BOSTON (AP) — Thousands of Massachusetts motorcycle owners will receive insurance refunds from the state’s largest automobile insurer for overcharges on their policies, state Attorney General Martha Coakley announced Monday.
The refunds come from a $14.6 million settlement with Commerce Insurance Co. filed Monday in Suffolk Superior Court.
Coakley’s office says it represents the largest such agreement in the agency’s four-year motorcycle insurance investigation. Nineteen companies have now settled with the state, totaling $57.4 million in refunds for more than 150,000 Massachusetts policies.
The attorney general’s office says Commerce Insurance will issue refunds to more than 40,000 policyholders. The refunds will range from less than $50 to more than $1,200 and average about $360. The company, which is based in Webster and owned by the Spanish insurer Mapfre Group, will also pay the state $325,000.

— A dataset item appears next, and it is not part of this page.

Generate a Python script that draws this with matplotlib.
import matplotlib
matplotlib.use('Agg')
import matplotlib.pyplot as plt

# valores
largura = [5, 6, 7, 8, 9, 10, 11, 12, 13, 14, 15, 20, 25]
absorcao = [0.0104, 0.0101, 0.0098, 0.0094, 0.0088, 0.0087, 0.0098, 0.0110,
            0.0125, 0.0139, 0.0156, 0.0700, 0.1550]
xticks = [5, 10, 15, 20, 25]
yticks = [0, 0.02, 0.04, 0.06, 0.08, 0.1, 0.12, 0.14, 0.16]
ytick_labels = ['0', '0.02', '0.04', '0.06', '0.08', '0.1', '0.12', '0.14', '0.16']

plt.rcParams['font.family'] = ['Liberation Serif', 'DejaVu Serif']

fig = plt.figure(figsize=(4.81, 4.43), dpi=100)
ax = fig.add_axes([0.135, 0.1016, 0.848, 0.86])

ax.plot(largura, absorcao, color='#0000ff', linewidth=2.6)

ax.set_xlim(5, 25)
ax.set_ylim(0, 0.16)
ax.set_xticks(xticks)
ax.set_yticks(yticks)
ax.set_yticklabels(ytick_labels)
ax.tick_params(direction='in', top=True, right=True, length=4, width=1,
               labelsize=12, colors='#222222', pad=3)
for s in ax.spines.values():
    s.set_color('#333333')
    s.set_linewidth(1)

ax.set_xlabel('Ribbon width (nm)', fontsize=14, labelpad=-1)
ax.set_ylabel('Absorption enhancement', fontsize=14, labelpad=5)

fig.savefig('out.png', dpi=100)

Coakley’s office accused Commerce Insurance of overcharging customers between 2002 and 2011 by using inflated and un-depreciated motorcycle values.

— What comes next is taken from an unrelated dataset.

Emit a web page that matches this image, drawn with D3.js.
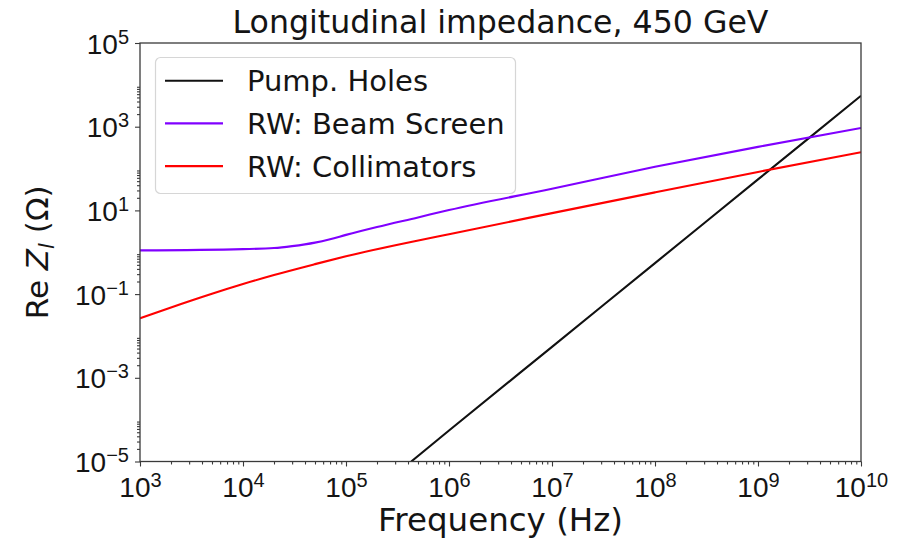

Dan Olohan, executive vice president and general counsel for Mapfre, said in a statement that the company enacted procedures in 2005 to address the issue. He added that the company has been working with Coakley’s office to reach a resolution that was in the “best interest” of its customers
The industry-wide investigation stemmed from a complaint by a motorcycle owner who said he had been charged insurance as if his 1999 Harley Davidson was brand-new for at least five years. Amica, Arbella, Liberty Mutual and Pilgrim Insurance are among the other insurers that have reached settlements with the state.